Technology services provider ASG has reported a loss of $29.9 million on revenue of $152.5 million for the year ending 30 June 2013.
Weighing down the result was a major restructuring effort designed to reduce costs and reorient the business towards the cloud.
The result includes $17.7 million in writedowns, and $21.7 million of assets expensed as part of a retrospective change in accounting policies. The company expects the benefits from the restructuring to begin flowing in the fourth quarter of Fy13.
As previously reported by CRN, ASG began the restructure of the business in February of this year, with the goal of transforming the company from a traditional reseller into a cloud provider.
The initial restructure saw the company sack 50 staff. It also announced at the time a write-down of $14.9 million related to legacy assets and capitalised contract establishment costs.
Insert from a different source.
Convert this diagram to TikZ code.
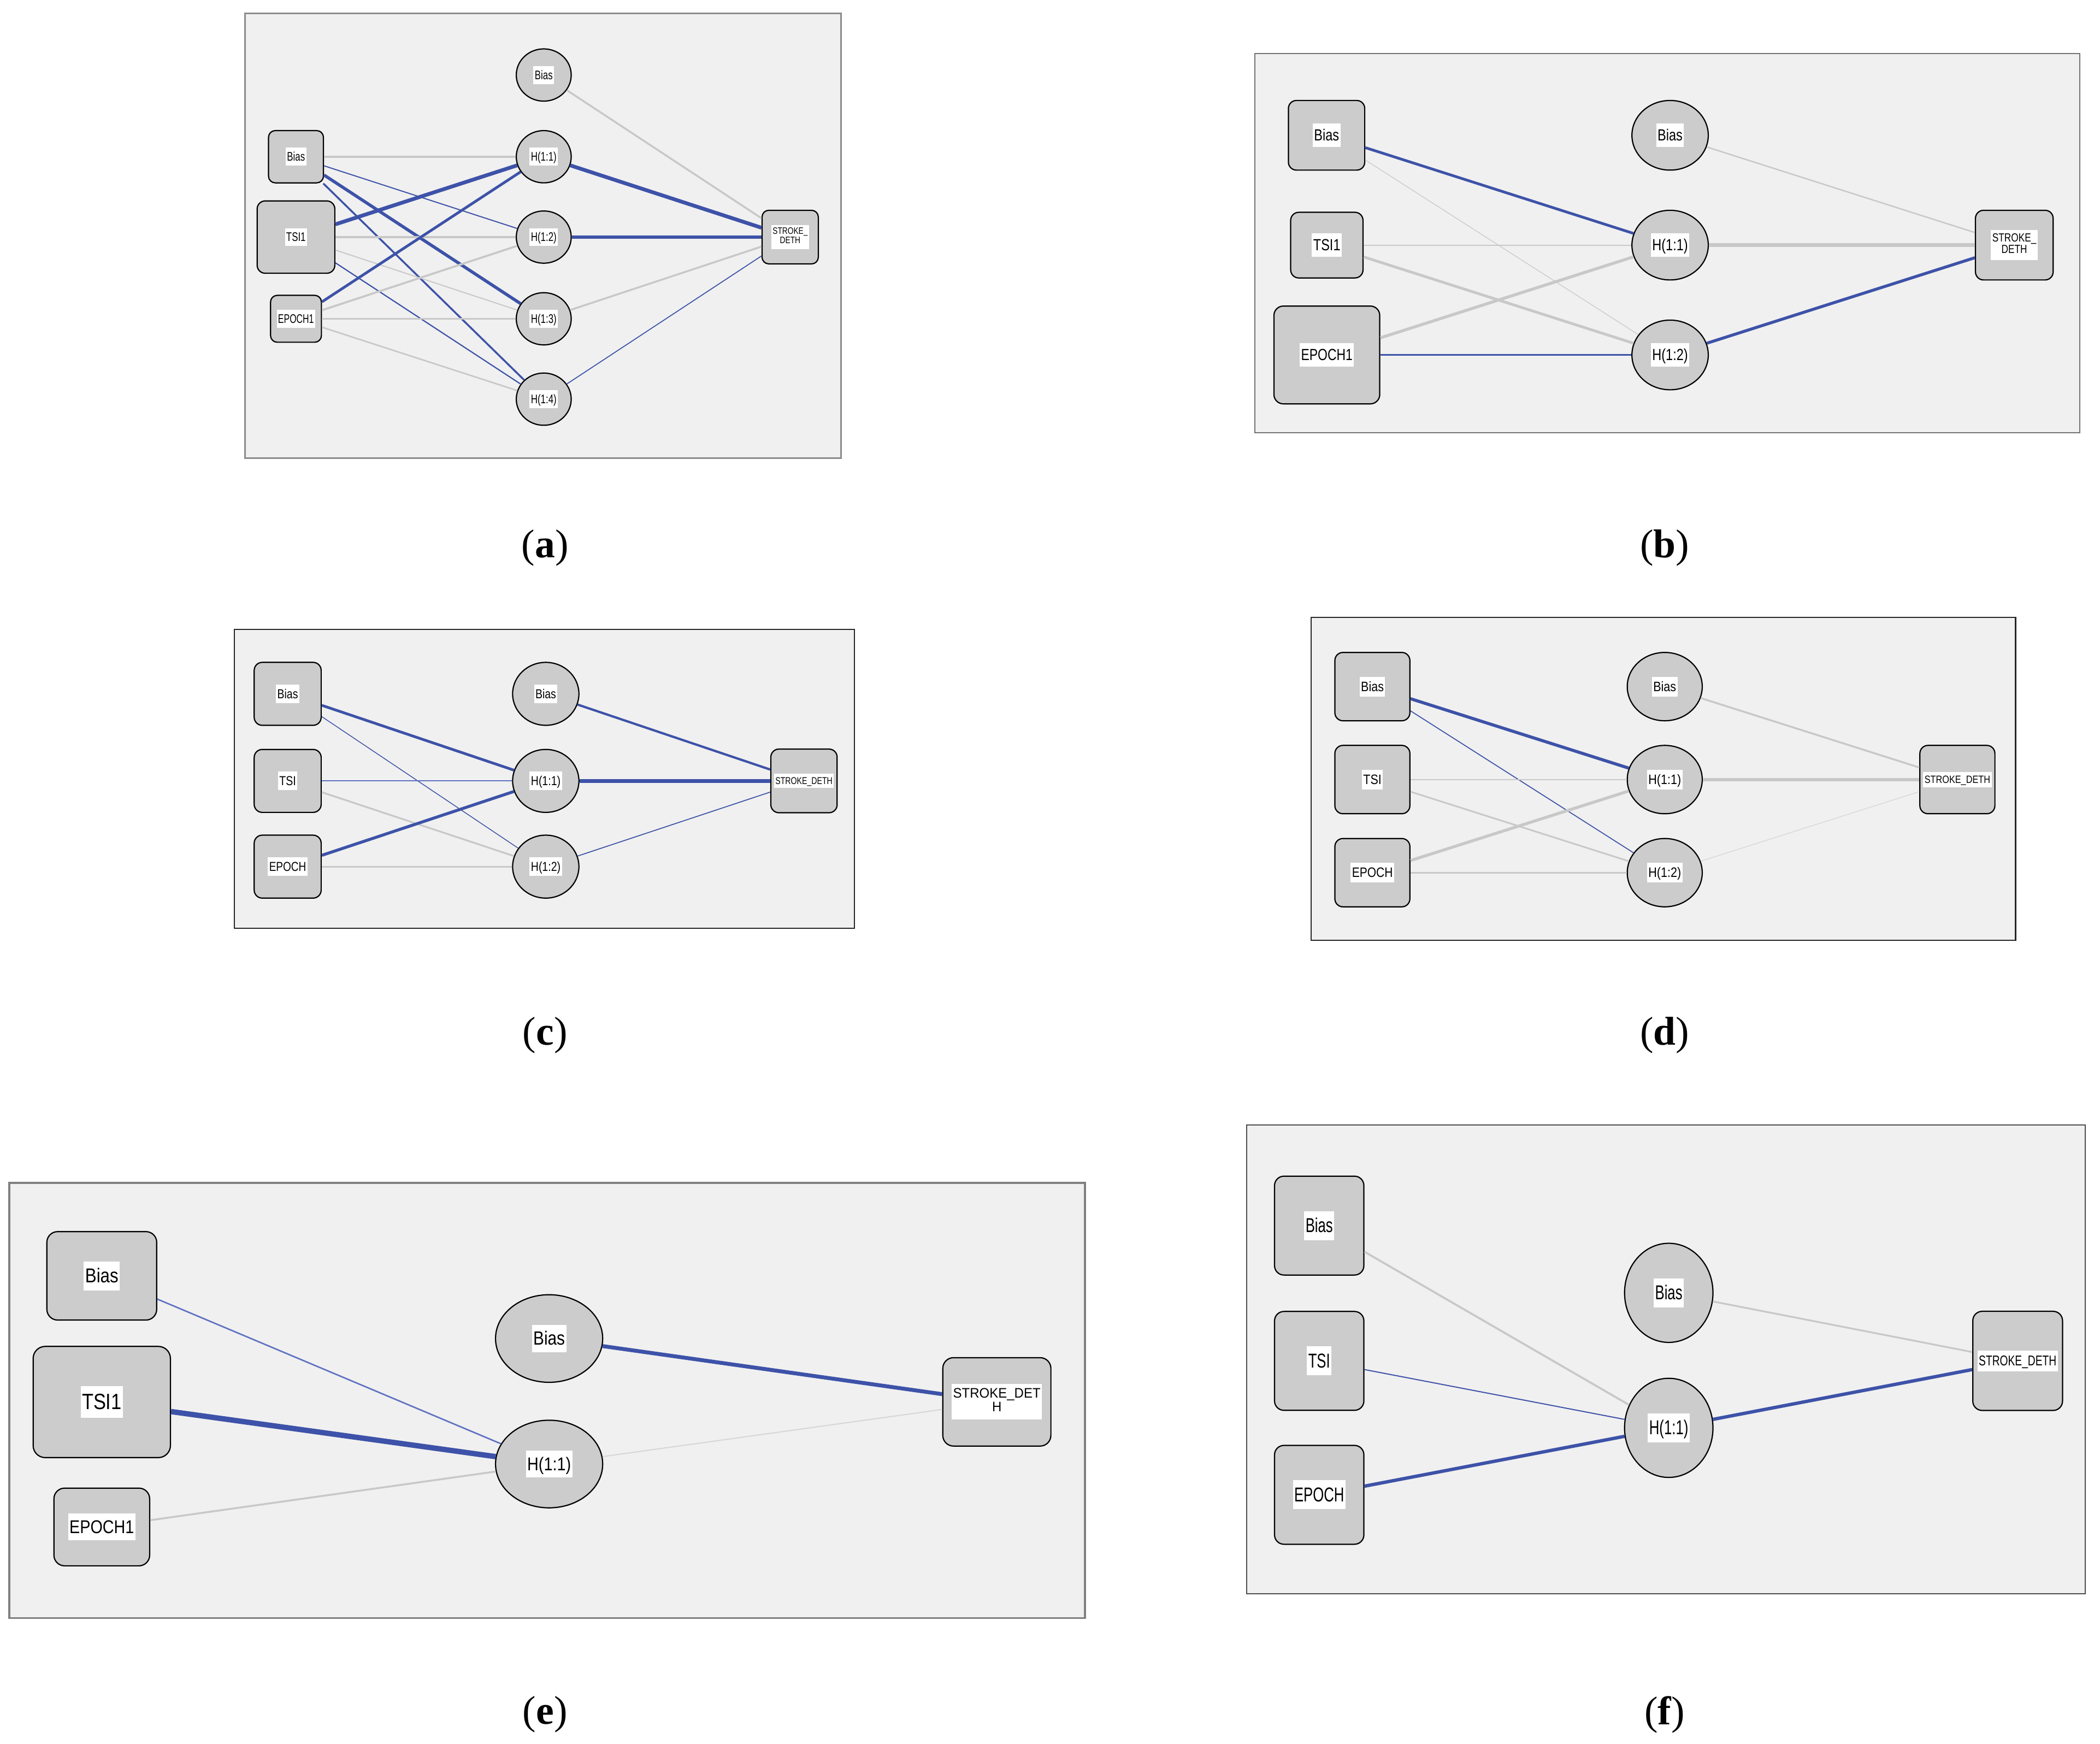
\documentclass[tikz,border=0pt]{standalone}
\usepackage{fontspec}
\setmainfont{Liberation Sans}
\newfontfamily\capfont{Liberation Serif}
\usepackage{graphicx}
\usetikzlibrary{shapes.geometric}
\definecolor{blu}{HTML}{3D52A8}
\definecolor{lblu}{HTML}{6072C2}
\definecolor{gry}{HTML}{C8C8C8}
\definecolor{lgry}{HTML}{D6D6D6}
\definecolor{bgc}{HTML}{F0F0F0}
\definecolor{nfill}{HTML}{CCCCCC}
\newcommand{\sx}[2]{\scalebox{#1}[1]{#2}}
\tikzset{
  panelbox/.style={fill=bgc, draw=#1},
  inbox/.style n args={3}{rectangle, rounded corners=#3, draw=black, fill=nfill, line width=0.9pt, minimum width=#1, minimum height=#2, inner sep=0pt},
  hid/.style 2 args={ellipse, draw=black, fill=nfill, line width=0.9pt, minimum width=#1, minimum height=#2, inner sep=0pt},
  lbl/.style={fill=white, inner xsep=1pt, inner ysep=0pt, text height={1.06*#1pt}, text depth={0.38*#1pt}, font=\fontsize{#1}{#1}\selectfont},
  lbltwo/.style={fill=white, inner xsep=1pt, inner ysep={0.28*#1pt}, font=\fontsize{#1}{#1}\selectfont},
  wb/.style={draw=blu, line width=#1},
  wlb/.style={draw=lblu, line width=#1},
  wg/.style={draw=gry, line width=#1},
  wlg/.style={draw=lgry, line width=#1},
  captxt/.style={font=\capfont\fontsize{30}{32}\selectfont, inner sep=0pt},
}
\begin{document}
\begin{tikzpicture}[x=1pt, y=-1pt]
\useasboundingbox (0,0) rectangle (1568,1302);

% ================= (a) =================
\draw[panelbox={black!45}, line width=1pt] (183,10) rectangle (628,342);
\begin{scope}[every node/.append style={draw=black!80, line width=0.7pt}]
\node[inbox={41pt}{39pt}{5pt}, label={[lbl=9.3, draw=none]center:{\sx{0.74}{Bias}}}] (aI1) at (221,117) {};
\node[inbox={58pt}{54pt}{6pt}, label={[lbl=9.3, draw=none]center:{\sx{0.74}{TSI1}}}] (aI2) at (221,177) {};
\node[inbox={38pt}{35pt}{5pt}, label={[lbl=9.3, draw=none]center:{\sx{0.7}{EPOCH1}}}] (aI3) at (221,238) {};
\node[hid={41pt}{39pt}, label={[lbl=9.3, draw=none]center:{\sx{0.74}{Bias}}}] (aB) at (406,56) {};
\node[hid={41pt}{39pt}, label={[lbl=9.3, draw=none]center:{\sx{0.74}{H(1:1)}}}] (aH1) at (406,117) {};
\node[hid={41pt}{39pt}, label={[lbl=9.3, draw=none]center:{\sx{0.74}{H(1:2)}}}] (aH2) at (406,177) {};
\node[hid={41pt}{39pt}, label={[lbl=9.3, draw=none]center:{\sx{0.74}{H(1:3)}}}] (aH3) at (406,238) {};
\node[hid={41pt}{39pt}, label={[lbl=9.3, draw=none]center:{\sx{0.74}{H(1:4)}}}] (aH4) at (406,298) {};
\node[inbox={42pt}{40pt}{5pt}, label={[lbltwo=7, draw=none]center:{\sx{0.8}{\begin{tabular}{@{}c@{}}STROKE\_\\DETH\end{tabular}}}}] (aO) at (590,177) {};
\end{scope}
\draw[wg=1.5pt] (aI1) -- (aH1);
\draw[wb=0.8pt] (aI1) -- (aH2);
\draw[wb=2.3pt] (aI1) -- (aH3);
\draw[wb=1.4pt] (aI1) -- (aH4);
\draw[wb=2.8pt] (aI2) -- (aH1);
\draw[wg=1.4pt] (aI2) -- (aH2);
\draw[wg=0.8pt] (aI2) -- (aH3);
\draw[wb=0.9pt] (aI2) -- (aH4);
\draw[wb=2.0pt] (aI3) -- (aH1);
\draw[wg=1.5pt] (aI3) -- (aH2);
\draw[wg=1.4pt] (aI3) -- (aH3);
\draw[wg=1.1pt] (aI3) -- (aH4);
\draw[wg=1.4pt] (aB) -- (aO);
\draw[wb=2.8pt] (aH1) -- (aO);
\draw[wb=2.5pt] (aH2) -- (aO);
\draw[wg=1.4pt] (aH3) -- (aO);
\draw[wb=0.7pt] (aH4) -- (aO);
\node[captxt] (capa) at (407,409) {(\textbf{a})};

% ================= (b) =================
\draw[panelbox={black!55}, line width=0.8pt] (937,40) rectangle (1553,323);
\node[inbox={57pt}{52pt}{6pt}, label={[lbl=12]center:{\sx{0.8}{Bias}}}] (bI1) at (990.5,101) {};
\node[inbox={54pt}{49pt}{6pt}, label={[lbl=12]center:{\sx{0.8}{TSI1}}}] (bI2) at (990.7,183) {};
\node[inbox={79pt}{73pt}{7pt}, label={[lbl=12]center:{\sx{0.78}{EPOCH1}}}] (bI3) at (990.7,265) {};
\node[hid={57pt}{52pt}, label={[lbl=12]center:{\sx{0.8}{Bias}}}] (bB) at (1247,101) {};
\node[hid={57pt}{52pt}, label={[lbl=12]center:{\sx{0.8}{H(1:1)}}}] (bH1) at (1247,183) {};
\node[hid={57pt}{52pt}, label={[lbl=12]center:{\sx{0.8}{H(1:2)}}}] (bH2) at (1247,265) {};
\node[inbox={58pt}{52pt}{6pt}, label={[lbltwo=8.8]center:{\sx{0.8}{\begin{tabular}{@{}c@{}}STROKE\_\\DETH\end{tabular}}}}] (bO) at (1504,183) {};
\draw[wb=2.0pt] (bI1) -- (bH1);
\draw[wg=0.5pt] (bI1) -- (bH2);
\draw[wg=0.8pt] (bI2) -- (bH1);
\draw[wg=2.0pt] (bI2) -- (bH2);
\draw[wg=2.2pt] (bI3) -- (bH1);
\draw[wb=1.4pt] (bI3) -- (bH2);
\draw[wg=1.0pt] (bB) -- (bO);
\draw[wg=3.1pt] (bH1) -- (bO);
\draw[wb=2.2pt] (bH2) -- (bO);
\node[captxt] (capb) at (1243,409) {(\textbf{b})};

% ================= (c) =================
\draw[panelbox={black!85}, line width=1pt] (175,470) rectangle (638,693);
\node[inbox={50pt}{47pt}{6pt}, label={[lbl=9.7]center:{\sx{0.82}{Bias}}}] (cI1) at (214.8,518) {};
\node[inbox={50pt}{47pt}{6pt}, label={[lbl=9.7]center:{\sx{0.82}{TSI}}}] (cI2) at (214.8,583) {};
\node[inbox={50pt}{47pt}{6pt}, label={[lbl=9.7]center:{\sx{0.8}{EPOCH}}}] (cI3) at (214.8,647) {};
\node[hid={49.5pt}{47pt}, label={[lbl=9.7]center:{\sx{0.82}{Bias}}}] (cB) at (407.5,518) {};
\node[hid={49.5pt}{47pt}, label={[lbl=9.7]center:{\sx{0.82}{H(1:1)}}}] (cH1) at (407.5,583) {};
\node[hid={49.5pt}{47pt}, label={[lbl=9.7]center:{\sx{0.82}{H(1:2)}}}] (cH2) at (407.5,647) {};
\node[inbox={49.5pt}{47.5pt}{6pt}, label={[lbl=7.4]center:{\sx{0.78}{STROKE\_DETH}}}] (cO) at (600.3,583) {};
\draw[wb=2.0pt] (cI1) -- (cH1);
\draw[wb=0.6pt] (cI1) -- (cH2);
\draw[wlb=0.7pt] (cI2) -- (cH1);
\draw[wg=1.3pt] (cI2) -- (cH2);
\draw[wb=2.2pt] (cI3) -- (cH1);
\draw[wg=1.3pt] (cI3) -- (cH2);
\draw[wb=1.7pt] (cB) -- (cO);
\draw[wb=2.7pt] (cH1) -- (cO);
\draw[wb=0.7pt] (cH2) -- (cO);
\node[captxt] (capc) at (407,773) {(\textbf{c})};

% ================= (d) =================
\draw[panelbox={black!85}, line width=1pt] (979,461) rectangle (1505,702);
\node[inbox={56pt}{51pt}{6pt}, label={[lbl=10.2]center:{\sx{0.86}{Bias}}}] (dI1) at (1024.7,512.6) {};
\node[inbox={56pt}{51pt}{6pt}, label={[lbl=10.2]center:{\sx{0.86}{TSI}}}] (dI2) at (1024.7,582) {};
\node[inbox={56pt}{51pt}{6pt}, label={[lbl=10.2]center:{\sx{0.84}{EPOCH}}}] (dI3) at (1024.7,651.5) {};
\node[hid={56pt}{51pt}, label={[lbl=10.2]center:{\sx{0.86}{Bias}}}] (dB) at (1243,512.6) {};
\node[hid={56pt}{51pt}, label={[lbl=10.2]center:{\sx{0.86}{H(1:1)}}}] (dH1) at (1243,582) {};
\node[hid={56pt}{51pt}, label={[lbl=10.2]center:{\sx{0.86}{H(1:2)}}}] (dH2) at (1243,651.5) {};
\node[inbox={56pt}{51pt}{6pt}, label={[lbl=7.9]center:{\sx{0.84}{STROKE\_DETH}}}] (dO) at (1461.5,582) {};
\draw[wb=2.3pt] (dI1) -- (dH1);
\draw[wb=0.7pt] (dI1) -- (dH2);
\draw[wg=0.8pt] (dI2) -- (dH1);
\draw[wg=1.2pt] (dI2) -- (dH2);
\draw[wg=2.2pt] (dI3) -- (dH1);
\draw[wg=1.2pt] (dI3) -- (dH2);
\draw[wg=1.4pt] (dB) -- (dO);
\draw[wg=2.2pt] (dH1) -- (dO);
\draw[wlg=0.5pt] (dH2) -- (dO);
\node[captxt] (capd) at (1243,773) {(\textbf{d})};

% ================= (e) =================
\draw[panelbox={black!50}, line width=1.6pt] (7,883) rectangle (810,1208);
\begin{scope}[every node/.append style={draw=black!75, line width=1.1pt}]
\node[inbox={82pt}{66pt}{8pt}, label={[lbl=15, draw=none]center:{\sx{0.85}{Bias}}}] (eI1) at (76,952.5) {};
\node[inbox={102.5pt}{83pt}{9pt}, label={[lbl=16.5, draw=none]center:{\sx{0.85}{TSI1}}}] (eI2) at (76,1046.7) {};
\node[inbox={71.5pt}{58pt}{8pt}, label={[lbl=13.8, draw=none]center:{\sx{0.85}{EPOCH1}}}] (eI3) at (76,1140) {};
\node[hid={80pt}{65.4pt}, label={[lbl=14.3, draw=none]center:{\sx{0.85}{Bias}}}] (eB) at (410,999.3) {};
\node[hid={80pt}{65.4pt}, label={[lbl=13.8, draw=none]center:{\sx{0.85}{H(1:1)}}}] (eH1) at (410,1093) {};
\node[inbox={80.7pt}{66pt}{8pt}, label={[lbltwo=10.3, draw=none]center:{\sx{0.95}{\begin{tabular}{@{}c@{}}STROKE\_DET\\H\end{tabular}}}}] (eO) at (744.3,1046.6) {};
\end{scope}
\draw[wlb=1.1pt] (eI1) -- (eH1);
\draw[wb=4.0pt] (eI2) -- (eH1);
\draw[wg=1.4pt] (eI3) -- (eH1);
\draw[wb=2.9pt] (eB) -- (eO);
\draw[wlg=0.8pt] (eH1) -- (eO);
\node[captxt] (cape) at (407,1280) {(\textbf{e})};

% ================= (f) =================
\draw[panelbox={black!70}, line width=0.8pt] (931,840) rectangle (1557,1190);
\node[inbox={66.7pt}{73.8pt}{7pt}, label={[lbl=15]center:{\sx{0.7}{Bias}}}] (fI1) at (985,915) {};
\node[inbox={66.7pt}{73.8pt}{7pt}, label={[lbl=15]center:{\sx{0.7}{TSI}}}] (fI2) at (985,1016) {};
\node[inbox={66.7pt}{73.8pt}{7pt}, label={[lbl=15]center:{\sx{0.7}{EPOCH}}}] (fI3) at (985,1116) {};
\node[hid={66pt}{74pt}, label={[lbl=15]center:{\sx{0.7}{Bias}}}] (fB) at (1246,965.2) {};
\node[hid={66pt}{74pt}, label={[lbl=15]center:{\sx{0.7}{H(1:1)}}}] (fH1) at (1246,1066) {};
\node[inbox={67pt}{74pt}{7pt}, label={[lbl=10.6]center:{\sx{0.74}{STROKE\_DETH}}}] (fO) at (1506.5,1016) {};
\draw[wg=1.5pt] (fI1) -- (fH1);
\draw[wb=0.8pt] (fI2) -- (fH1);
\draw[wb=2.5pt] (fI3) -- (fH1);
\draw[wg=1.3pt] (fB) -- (fO);
\draw[wb=2.5pt] (fH1) -- (fO);
\node[captxt] (capf) at (1243,1280) {(\textbf{f})};
\end{tikzpicture}
\end{document}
The company has also been the subject of takeover speculation, which initially arose at the end of 2012. US aerospace giant Lockheed Martin was understood to have bid $1.08 per share for ASG, but subsequently dropped its offer to $0.68, an amount the Australian company ultimately rejected.
Commenting on today’s results, ASG chief Geoff Lewis said the company is already benefiting from the restructure, with the expectation of improved margins coming in the second half of this year.
“ASG is a significantly more competitive company as a result [of the restructure],” Lewis said in a statement. He added the company is poised to return to profit in 2014.